As businesses scale, they typically run into three distinct growing pains that drain profitability:
Without a centralized platform, spend data becomes messy and disjointed. You might have a single vendor listed under multiple names (e.g., "Acme Corp," "Acme Inc.," "Acme Supplies"), making it impossible to run accurate reports or leverage total spend during contract negotiations.
This occurs when local employees bypass formal purchasing channels because the central process is perceived as too slow or cumbersome. This leads to buying off-contract at retail prices rather than negotiated rates; while individual purchases seem small, the aggregate loss is often massive.
A lack of visibility often results in different sites (e.g., Texas vs. Oklahoma) using different vendors for the exact same service. This prevents the organization from consolidating volume to secure better pricing tiers or service levels.
When an organization implements a unified solution, the most obvious benefit is cost reduction through volume aggregation. By funneling all demand through a single system, you can approach suppliers with the full weight of your organization’s purchasing power.
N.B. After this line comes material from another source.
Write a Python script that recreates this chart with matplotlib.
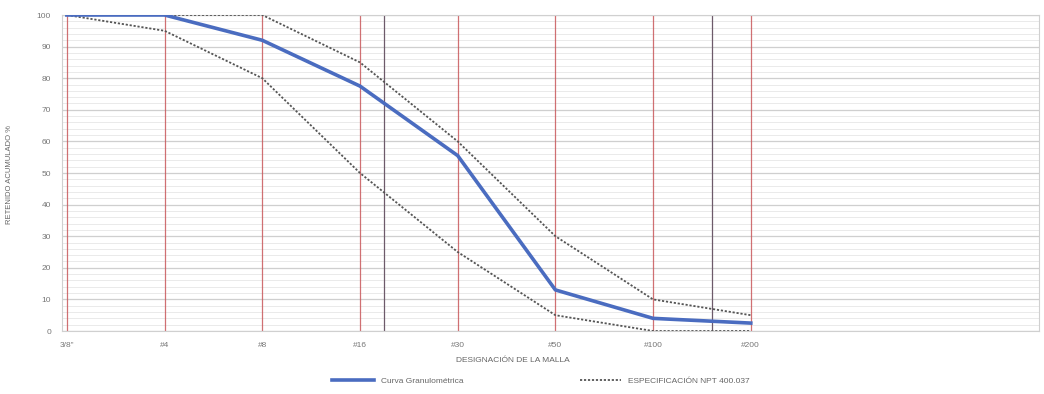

Beyond cost savings, a platform ensures that every site adheres to the same compliance standards. You no longer have to worry if the remote office is using a supplier with expired insurance; the system won't allow the order to proceed if the vendor isn't green-lit.
This is where technology plays a massive role. Modern AI-powered procurement software can actively scan your purchasing data to identify anomalies. It can flag if a specific site is consistently over-ordering relative to others or identify opportunities where switching suppliers could save money.
Operational speed also improves drastically by automating approval workflows. In manual systems, a purchase requisition might sit in an email inbox for days. In a digital platform, if a manager is out of the office, the system can auto-route the request to a delegate, ensuring the supply chain keeps moving.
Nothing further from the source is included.